Because mechanistic views of the universe still dominate modern thinking we're conditioned to think of technology (and nature) as separate to us. As a result even though technology is a physical manifestation of the same creative, spiritual, and social forces that create our economic systems, artworks, political arrangements or religious beliefs for some reason we don’t apply the same ethical criteria to it. We say it’s neutral. It’s not.

Technology, and technology companies, often get a free pass as a result. We’re so dazzled by the march of progress that we forget to ask ourselves what this stuff is actually for. That’s why it's important to apply some set of ethical criteria to evaluating new innovations, specific products and/or the companies that create and sell them. We think the most useful one is by Tim 'O Reilly, who says that technology should create more value than it captures.

Another way to think of this is that 'good' technology is the kind that makes goods and services available to people who previously didn’t have access to them. It’s inherently democratic. Good technology is 3D printing prosthetics for war victims in the Sudan. It’s making energy available to people in remote villages in India. It’s about mobile phone services making farming more efficient in Nepal, or apps making it possible to dodge the morality police in Iran.

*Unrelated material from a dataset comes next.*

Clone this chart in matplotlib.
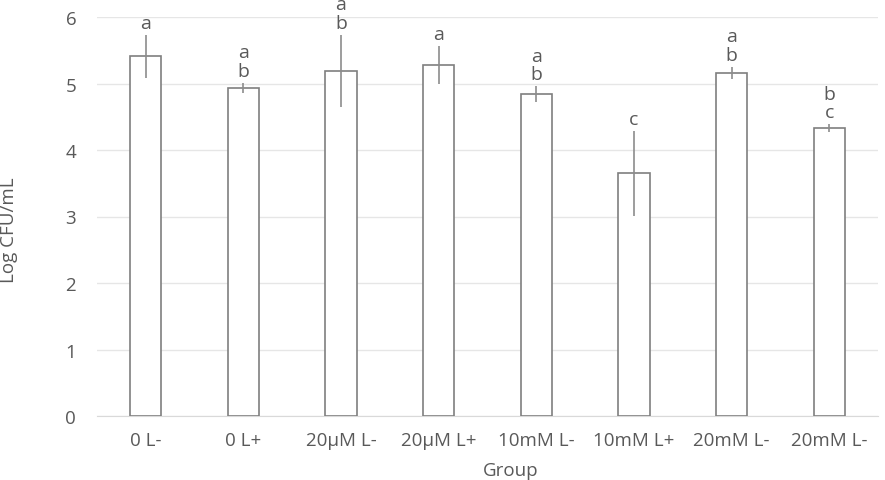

These kind of technologies hold a special place in our heart here at Future Crunch. They're the ones we report on, the ones we give prominence to. They embody this principle, the idea of creating more value than they capture. And that same principle when applied at your company, or department, or charity or in your communities of interest, provides a powerful starting point for any conversation about which direction you should be headed in the future.